The fault lies in the sentencing rules in force in 2012. It does not matter under whose Government those rules were devised. Labour had been out of power for 2 years at that point and there was plenty of time for Tories and their Lib Dem partners to review the rules and update them. We know they did actually did this because IPPs were abolished. That review failed completely to deal with the impact on prisoners such as Usman Khan. Seven years on and innocent citizens paid the price for this error. The error was 100% the fault of the Government at the time of sentencing and in the seven years since when they did nothing to mitigate for the risks. It would be nice if Tom McNally owned up to the Lib Dem culpability to set an example of how politicians should act when events prove them lacking. I’d have more respect for that stance and I think most people realise hindsight is a wonderful thing and it would have been impossible to predict what would happen in 2019 back in 2012. An apology is all that is really needed, nothing more.

It was notable that Johnson did seem to try and distance his Government of 120 days from the Cameron and May administrations in order to try and wriggle out of having to accept even a modicum of responsibility but the bottom line is Conservatives, the party he leads, have been in charge of the Justice, Prisons, and Probation services for nearly 10 years.

Next to the appalling event on London Bridge on Friday, it seems trivial, but Johnson and his cronies seem determined to try and claim that they are creating 50,000 new nursing jobs, when they are actually retaining 19,000 due to be cut and adding 31,000. Same as police – recruiting 20,000 new police officers having already cut 20,000. Net result, zero. The maths involved is worthy of Diane Abbott on a bad blood sugar day.

I’m struggling to work out how, given every conceivable version of EU Exit carries a hit on the economy, all Johnson’s spending plans are dependent on getting brexit done. Magic Money Forests I guess.

In the meantime, the Daily Express (is that still going?) reports that “BBC viewers turn TV off as Andrew Marr ‘loses temper’ in interview with Boris Johnson”. This seems to be based on a number of Johnson’s cronies going onto Twitter and ranting that their Glorious Leader had been prevented by Andrew Marr from deflecting every question asked and rambling off onto a different subject, usually guesswork on what Corbyn would do.
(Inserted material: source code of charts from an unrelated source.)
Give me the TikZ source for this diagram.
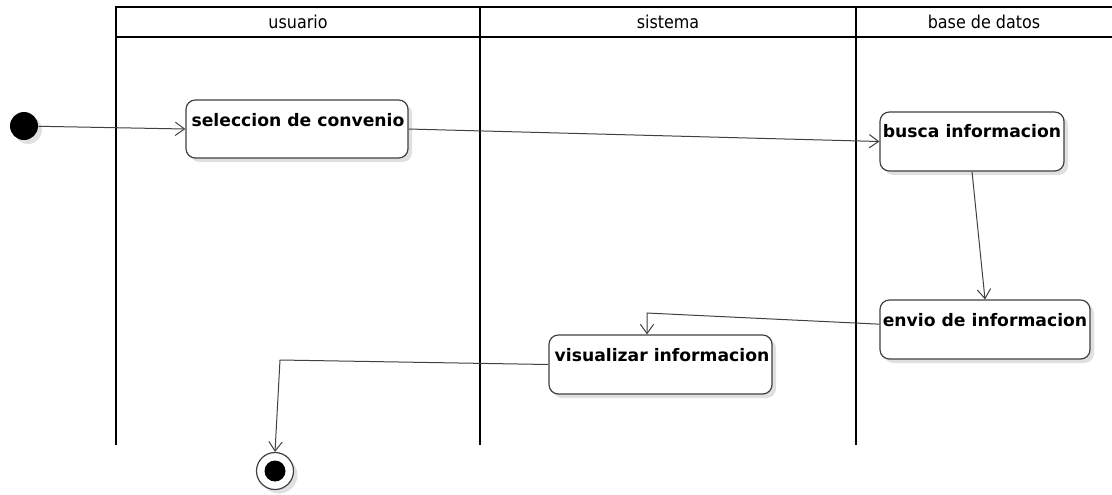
\documentclass[tikz,border=0pt]{standalone}
\usepackage{fontspec}
\newfontfamily\headfont{DejaVu Sans Condensed}
\newfontfamily\boxfont{DejaVu Sans}
\usetikzlibrary{arrows.meta,shadows}
\definecolor{edgegray}{HTML}{404040}
\tikzset{
  lane/.style={line width=1.6pt, black},
  headtext/.style={font=\headfont\fontsize{13.3}{14}\selectfont, inner sep=0pt, text=black},
  actbox/.style={draw=edgegray, line width=0.9pt, fill=white, rounded corners=7pt,
    drop shadow={shadow xshift=3pt, shadow yshift=-3pt, opacity=0.12, fill=black}},
  acttext/.style={font=\boxfont\bfseries\fontsize{12.9}{14}\selectfont, inner sep=0pt, text=black},
  flow/.style={draw=edgegray, line width=0.75pt, -{Straight Barb[length=7pt,width=10pt]}},
}
\begin{document}
\begin{tikzpicture}[x=0.75pt,y=-0.75pt]
\useasboundingbox (0,0) rectangle (1112,494);
% swimlanes
\draw[lane] (116,445) -- (116,7) -- (1112,7);
\draw[lane] (116,37) -- (1112,37);
\draw[lane] (480,7) -- (480,445);
\draw[lane] (856,7) -- (856,445);
\node[headtext] (h1) at (298,22) {usuario};
\node[headtext] (h2) at (668,22) {sistema};
\node[headtext] (h3) at (984,22) {base de datos};
% initial node
\node[circle, fill=black, minimum size=28*0.75pt, inner sep=0pt,
  drop shadow={shadow xshift=3pt, shadow yshift=-3pt, opacity=0.12, fill=black}] (init) at (24,126) {};
% activities
\node[actbox, minimum width=222*0.75pt, minimum height=58*0.75pt, inner sep=0pt] (sel) at (297,129) {};
\node[acttext, anchor=center] (selt) at (298,120) {seleccion de convenio};
\node[actbox, minimum width=184*0.75pt, minimum height=59*0.75pt, inner sep=0pt] (bus) at (972,141.5) {};
\node[acttext] (bust) at (972,131) {busca informacion};
\node[actbox, minimum width=210*0.75pt, minimum height=59*0.75pt, inner sep=0pt] (env) at (985,329.5) {};
\node[acttext] (envt) at (985,320) {envio de informacion};
\node[actbox, minimum width=223*0.75pt, minimum height=59*0.75pt, inner sep=0pt] (vis) at (660.5,364.5) {};
\node[acttext] (vist) at (662,355) {visualizar informacion};
% final node
\node[circle, draw=edgegray, line width=0.9pt, fill=white, minimum size=37*0.75pt, inner sep=0pt,
  drop shadow={shadow xshift=3pt, shadow yshift=-3pt, opacity=0.12, fill=black}] (fin) at (275,471) {};
\node[circle, fill=black, minimum size=21*0.75pt, inner sep=0pt] (fininner) at (fin) {};
% connectors
\coordinate (c1) at (647,313);
\coordinate (c2) at (280,360);
\draw[flow] (init) -- (sel.west);
\draw[flow] (sel.east) -- (bus.west);
\draw[flow] (bus.south) -- (env.north);
\draw[flow] ([yshift=4pt]env.west) -- (c1) -- (c1 |- vis.north);
\draw[flow] (vis.west) -- (c2) -- (fin.north);
\end{tikzpicture}
\end{document}
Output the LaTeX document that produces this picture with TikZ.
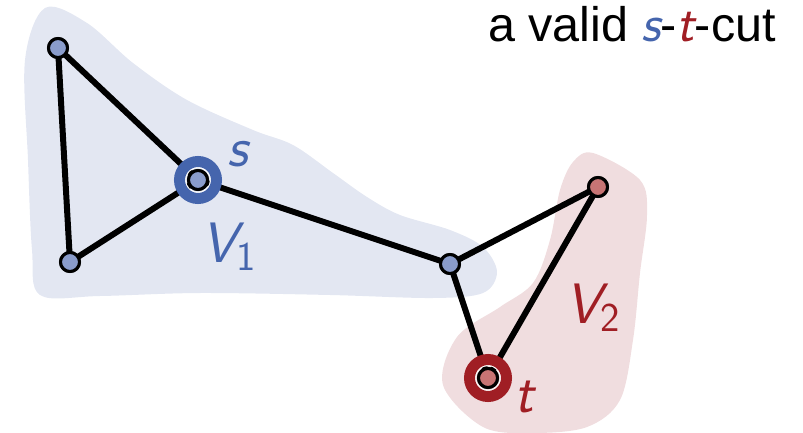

Marr, rightly, wanted to hear what Johnson would do on all the issues. This does seem to be a Tory tactic to avoid the awkward questions – tell the questioner what the opposition would do about something completely different followed by “get brexit done” to cure all ills. Corbyn is perfectly capable of burying himself and doesn’t need Johnson’s help with that. Back to the Express, I guess technically if two Johnson-supporting viewers switched off the headline is truthful. Putting “loses temper” in inverted commas means even the Express doesn’t think Marr lost his temper and they were just quoting. It’s good to know that fake news is alive and well in the UK and the Express are leading in that particular skill set. The Express now has a readership of 320,000, down from their high of 4,320,000 when they were a real newspaper. Is it any wonder?